While I applaud the show for attempting to tackle a complicated subject so early on, I just wanted to state my own misgivings about the thesis of the serial. Non-violence has its values and is not something only for peace-time. It may not work against the fictional Daleks, but it's arguable that it can work against any human foe, no matter how evil we assume them to be. After all, many who we consider evil believe themselves to be good. There's a certain amount of cognitive dissonance when you are forced to kill a person who refuses to fight back and you are told it's the right thing to do.

Anyway, back to the silly plot.

Essentially, just as they were about to leave, Ian realizes he forgot the thing the Doctor broke (and decided to take with them on the expedition for some reason) and that they have to go back into the city. To this end, they try to convince the Thals to give up their peaceful ways so that they can ransack the city. This apparently doesn't take much convincing as they head out pretty quickly.
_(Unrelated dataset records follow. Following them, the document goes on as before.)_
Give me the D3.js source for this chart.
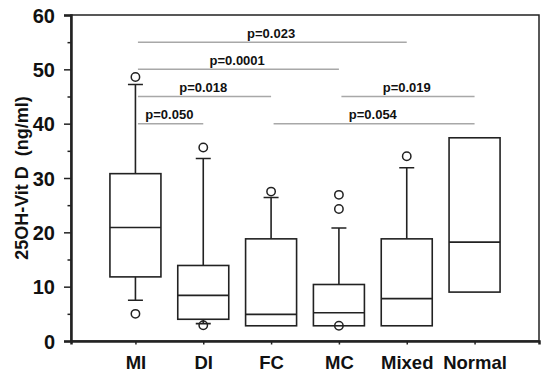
<!DOCTYPE html>
<html>
<head>
<meta charset="utf-8">
<script src="https://cdn.jsdelivr.net/npm/d3@7"></script>
<style>
  body { margin: 0; background: #fff; }
  text { font-family: "Liberation Sans", Arial, sans-serif; font-weight: bold; fill: #111; }
</style>
</head>
<body>
<div id="viz"></div>
<script>
var categories = ["MI", "DI", "FC", "MC", "Mixed", "Normal"];
var q1 = [11.8, 4.0, 2.8, 2.8, 2.8, 9.0];
var median = [20.9, 8.4, 4.9, 5.2, 7.8, 18.2];
var q3 = [30.8, 13.9, 18.8, 10.4, 18.8, 37.4];
var whiskerLow = [7.5, 3.2, null, null, null, null];
var whiskerHigh = [47.2, 33.6, 26.4, 20.8, 31.9, null];
var outliers = [[48.6, 5.0], [35.6, 2.9], [27.5], [26.9, 24.3, 2.8], [34.0], []];

var yTicks = [0, 10, 20, 30, 40, 50, 60];
var yMinorTicks = [5, 15, 25, 35, 45, 55];

// significance brackets: from, to, level (ng/ml), label
var compFrom = ["MI", "MI", "MI", "MI", "FC", "MC"];
var compTo = ["DI", "FC", "MC", "Mixed", "Normal", "Normal"];
var compLevel = [40, 45, 50, 55, 40, 45];
var compLabel = ["p=0.050", "p=0.018", "p=0.0001", "p=0.023", "p=0.054", "p=0.019"];

var width = 550, height = 380;
var m = {left: 71, right: 11, top: 15, bottom: 39};
var svg = d3.select("#viz").append("svg").attr("width", width).attr("height", height);

var x = d3.scalePoint()
    .domain(categories)
    .range([m.left, width - m.right])
    .padding(0.95);

var y = d3.scaleLinear()
    .domain([0, 60])
    .range([height - m.bottom, m.top]);

var boxW = 51, capW = 15;

// frame
svg.append("rect")
    .attr("x", m.left)
    .attr("y", m.top)
    .attr("width", width - m.left - m.right)
    .attr("height", height - m.top - m.bottom)
    .attr("fill", "none")
    .attr("stroke", "#222")
    .attr("stroke-width", 1.5);

// y axis
var yAxis = svg.append("g")
    .attr("transform", "translate(" + m.left + ",0)")
    .call(d3.axisLeft(y).tickValues(yTicks).tickSize(7).tickPadding(9).tickFormat(d3.format("d")));
yAxis.select(".domain").attr("stroke", "#222").attr("stroke-width", 2.5);
yAxis.selectAll(".tick line").attr("stroke", "#222").attr("stroke-width", 1.5);
yAxis.selectAll(".tick text").style("font-size", "20px").attr("dy", "0.36em").attr("fill", "#111");

svg.append("g")
    .attr("transform", "translate(" + m.left + ",0)")
    .call(d3.axisLeft(y).tickValues(yMinorTicks).tickSize(3.5).tickFormat(""))
  .call(function(g) { g.select(".domain").remove(); })
  .selectAll("line").attr("stroke", "#222").attr("stroke-width", 1.5);

// x axis
var xAxis = svg.append("g")
    .attr("transform", "translate(0," + (height - m.bottom) + ")")
    .call(d3.axisBottom(x).tickSize(3.5).tickPadding(11));
xAxis.select(".domain").attr("stroke", "#222").attr("stroke-width", 2.5);
xAxis.selectAll(".tick line").attr("stroke", "#222").attr("stroke-width", 1.5);
xAxis.selectAll(".tick text").style("font-size", "18.5px").attr("fill", "#111");

// y title
svg.append("text")
    .attr("transform", "translate(28," + ((m.top + height - m.bottom) / 2) + ") rotate(-90)")
    .attr("text-anchor", "middle")
    .style("font-size", "18px")
    .style("white-space", "pre")
    .text("25OH-Vit D  (ng/ml)");

// significance lines
var comps = compLabel.map(function(l, i) {
  return {from: compFrom[i], to: compTo[i], level: compLevel[i], label: l};
});

svg.selectAll(".sig-line")
  .data(comps)
  .enter().append("line")
    .attr("class", "sig-line")
    .attr("x1", function(d) { return x(d.from) + 2.5; })
    .attr("x2", function(d) { return x(d.to); })
    .attr("y1", function(d) { return y(d.level); })
    .attr("y2", function(d) { return y(d.level); })
    .attr("stroke", "#a8a8a8")
    .attr("stroke-width", 1.5);

svg.selectAll(".sig-text")
  .data(comps)
  .enter().append("text")
    .attr("class", "sig-text")
    .attr("x", function(d) { return (x(d.from) + x(d.to)) / 2; })
    .attr("y", function(d) { return y(d.level) - 4.5; })
    .attr("text-anchor", "middle")
    .style("font-size", "13px")
    .text(function(d) { return d.label; });

// boxes
var boxes = categories.map(function(c, i) {
  return {name: c, q1: q1[i], med: median[i], q3: q3[i], lo: whiskerLow[i], hi: whiskerHigh[i], out: outliers[i]};
});

var cell = svg.selectAll(".box")
  .data(boxes)
  .enter().append("g")
    .attr("class", "box")
    .attr("transform", function(d) { return "translate(" + x(d.name) + ",0)"; });

cell.filter(function(d) { return d.hi != null; })
  .append("path")
    .attr("d", function(d) {
      return "M0," + y(d.q3) + "V" + y(d.hi) + "M" + (-capW / 2) + "," + y(d.hi) + "H" + (capW / 2);
    })
    .attr("fill", "none").attr("stroke", "#222").attr("stroke-width", 1.6);

cell.filter(function(d) { return d.lo != null; })
  .append("path")
    .attr("d", function(d) {
      return "M0," + y(d.q1) + "V" + y(d.lo) + "M" + (-capW / 2) + "," + y(d.lo) + "H" + (capW / 2);
    })
    .attr("fill", "none").attr("stroke", "#222").attr("stroke-width", 1.6);

cell.append("rect")
    .attr("x", -boxW / 2)
    .attr("y", function(d) { return y(d.q3); })
    .attr("width", boxW)
    .attr("height", function(d) { return y(d.q1) - y(d.q3); })
    .attr("fill", "#fff")
    .attr("stroke", "#222")
    .attr("stroke-width", 1.6);

cell.append("line")
    .attr("x1", -boxW / 2)
    .attr("x2", boxW / 2)
    .attr("y1", function(d) { return y(d.med); })
    .attr("y2", function(d) { return y(d.med); })
    .attr("stroke", "#222")
    .attr("stroke-width", 1.6);

cell.selectAll("circle")
  .data(function(d) { return d.out; })
  .enter().append("circle")
    .attr("cx", 0)
    .attr("cy", function(v) { return y(v); })
    .attr("r", 4.2)
    .attr("fill", "none")
    .attr("stroke", "#222")
    .attr("stroke-width", 1.5);
</script>
</body>
</html>
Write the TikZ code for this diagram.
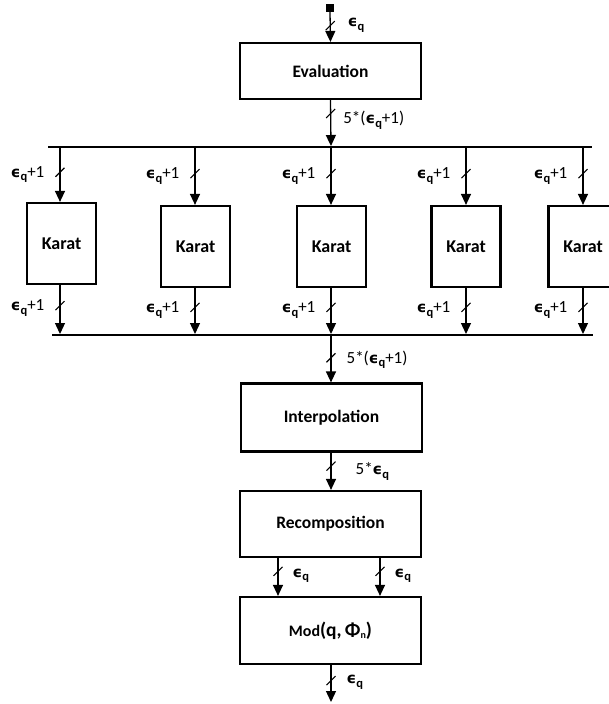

This is where the plot REALLY slows down.

Ian, Barbara, and the Thals go spelunking trying to find a way into the city while the Doctor and Susan get there first and sabotage their... *sigh*... static electricity generator with a TARDIS key in a move that would make Mr. Wizard proud.

He is then immediately captured by Daleks.

I'm going to start counting how many TARDIS keys the Doctor carelessly abandons in this show. This is the first.

The Doctor finds out that the Daleks intend to pump Skaro's atmosphere full of radiation to kill the Thals and save themselves since they breathe radiation or something.

Wait, if radiation is GOOD for the Daleks, then why do they have a radiation meter with a "Danger" label? Also I'm not entirely sure why the Daleks didn't just do flood the planet with radiation as soon as they found out about the Thals, but whatever.

Not much happens until Ian, Barbara and the Thals finally get to the city. Of course they defeat the Daleks by knocking out their power and give the Thals a new lease on life (for now). Then they head off in the TARDIS on their next adventure... directly before it breaks down.

Overall, I think this serial is significantly more interesting than the first, but it's way longer than it needs to be. This could have been 4 or 5 episodes long, cutting out a lot of pointless spelunking scenes. After they escape from the city the first time, the serial really loses its momentum. I think it treats the concept of non-violence very cynically, but at least it addresses a problem of interest. Also, one cannot ignore that this serial gave us the Daleks. And it also gave Susan and Barbara more to do and developed them as characters who do more than scream and get Ian and the Doctor to do everything.

I give it a 7/10. Definitely worth checking out if you're a fan.

Join me next time for a much shorter serial, "The Edge of Destruction".


  1. Ooh, it'd be super fun if you listed the best/worst episode of each serial. Then one could expect to have a pleasant and shortish Who-watch party, skipping the crap!

    1. The problem with that is that each episode has SOME element that's required for the plot. I suppose you could skip episodes 5 and 6 and miss the Doctor and Susan getting kidnapped and talking to the Daleks. Granted, that adds up to maybe 5 minutes of screen time and the rest is just Ian and Barbara spelunking with the Thals, but I imagine fans of Ian and Barbara would enjoy those scenes for whatever character development they provide. There were one or two bits of dialogue between Barbara and the Thals that I enjoyed quite a bit. Ian mostly disinterests me, though.

      For me, the best episode of this serial was probably the 4th episode and the worst was the 5th, but I would recommend watching the whole thing beginning to end.